Minutes from the July 29 Meeting

• Can you pick an off=axis location today?
  (in other words, how much would lose if you picked a spot today and delta m2 ended up at 1.5,2,3,3.5eV^2?) Probably we won't address this in a substantial way in the R&D document.
• What is the optimal detector technology per fixed cost?
  It's possible that the optimal detector technology depends a little on what you're trying to do: if you're trying to get the lowest theta13, that's one thing, if theta13 is large and you're just trying to get the statistics, then the NC background doesn't matter quite as much...and it's back to just a question of what detector has the largest mass*acceptance per unit dollar? This question will definitely be discussed in the document.
• What is the discovery reach and achievable precision on theta13?
  again, probably detailed analyses are outside the scope of this document. we can certainly give the "rough estimates" we have now...and refernece the more detailed studies that have happened thus far.
• What supporting measurements are critical to understand the background?
  this is partly going to be discussed in the "near detector cross section measurements" section written by Kevin. Also one could put a plug or a mention of MIPP here
• if the MINOS on axis near detector is the only one available to characterize the beam, how well can the flux be known?
  we can address this somewhat by talking about how it's the backgrounds that are important more than the fluxes, and that the NC backgroudns especially have to be measured in the same type of detector...not the MINOS on axis near detector.
• How well does detector proposed fit into a longer term program to measure CP violation? Shoujld one adopt in the first stage the technology most appropriate for later stages?
  this is definitely something our report will address (in the expandability section).
• How significant are the cosmic ray backgrounds? Can the detector be on the surface?
  again, this is in the second chapter: on-surface vs below ground...
• Are there other important measurements that a 20kton detector optimized for electron ID could perform?

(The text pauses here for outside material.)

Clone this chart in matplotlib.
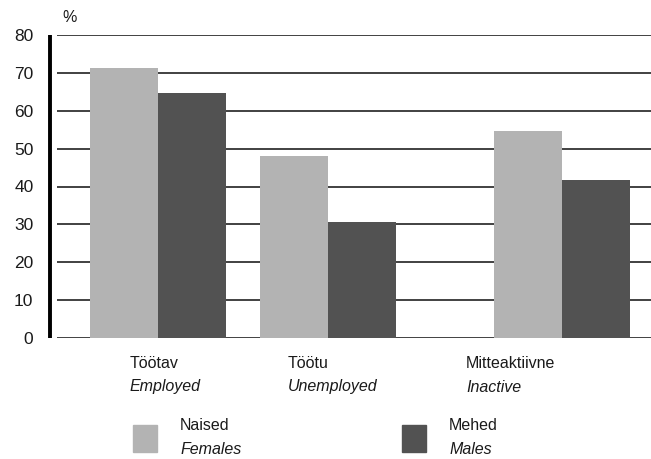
import matplotlib

matplotlib.use("Agg")

import matplotlib.pyplot as plt
from matplotlib.patches import Rectangle

# data
categories_et = ["Töötav", "Töötu", "Mitteaktiivne"]
categories_en = ["Employed", "Unemployed", "Inactive"]
females = [71.3, 48.0, 54.6]
males = [64.6, 30.6, 41.7]
series_et = ["Naised", "Mehed"]
series_en = ["Females", "Males"]
yticks = [0, 10, 20, 30, 40, 50, 60, 70, 80]

plt.rcParams["font.family"] = ["Liberation Sans", "DejaVu Sans"]

W, H = 651, 459
LIGHT = "#b3b3b3"
DARK = "#525252"
TEXT = "#1a1a1a"
FS = 11.5

fig = plt.figure(figsize=(W / 100, H / 100), dpi=100)
ax = fig.add_axes([57 / W, (H - 338) / H, (W - 57) / W, (338 - 35) / H])

# category centres are unevenly spaced in the original
centers = [0.0, 1.0, 2.376]
width = 0.4
ax.bar([c - width / 2 for c in centers], females, width=width, color=LIGHT, zorder=3)
ax.bar([c + width / 2 for c in centers], males, width=width, color=DARK, zorder=3)

ax.set_xlim((57 - 158) / 170, (W - 158) / 170)
ax.set_ylim(0, 80)
ax.set_yticks(yticks)
ax.set_xticks([])
ax.yaxis.grid(True, color="#333333", linewidth=1.3, zorder=0)
ax.set_axisbelow(True)
for side in ["top", "right", "bottom"]:
    ax.spines[side].set_visible(False)
ax.spines["left"].set_position(("outward", 5))
ax.spines["left"].set_linewidth(2.8)
ax.spines["left"].set_color("black")
ax.spines["left"].set_capstyle("butt")
ax.tick_params(axis="y", length=0, pad=12, labelsize=12.5, labelcolor=TEXT)

fig.text(62 / W, 1 - 17 / H, "%", fontsize=FS, color=TEXT, va="center", ha="left")

# category labels (Estonian over English italic)
label_x = [130, 288, 466]
for x, et, en in zip(label_x, categories_et, categories_en):
    fig.text(x / W, 1 - 363 / H, et, fontsize=FS, color=TEXT, va="center", ha="left")
    fig.text(x / W, 1 - 387 / H, en, fontsize=FS, color=TEXT, va="center", ha="left",
             style="italic")

# legend
legend_box_x = [133, 402]
legend_text_x = [180, 449]
for bx, tx, col, et, en in zip(legend_box_x, legend_text_x, [LIGHT, DARK], series_et, series_en):
    fig.patches.append(Rectangle((bx / W, 1 - 452 / H), 24 / W, 27 / H,
                                 transform=fig.transFigure, color=col))
    fig.text(tx / W, 1 - 425 / H, et, fontsize=FS, color=TEXT, va="center", ha="left")
    fig.text(tx / W, 1 - 450 / H, en, fontsize=FS, color=TEXT, va="center", ha="left",
             style="italic")

fig.savefig("out.png", dpi=100)
plt.close(fig)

  since it's imagined that this detector would be on the surface, then it's unlikely it would be good for other (i.e. solar, atmospheric) physics...but in the "expandability" section it would be worth noting that if you are going to go through the trouble of making an extremely large very sensitive detector, then there the additional cost of putting it somewhere below ground might actually be worthwhile for the other physics (proton decay, etc.). Mark Messier pointed out that if we're going to talk somewhere in this report about non-accelerator measurements, then we should also mention somewhere that there's plenty of non-oscillation neutrino physics to do at the near detector...(i.e. mention this early in the intro, for example).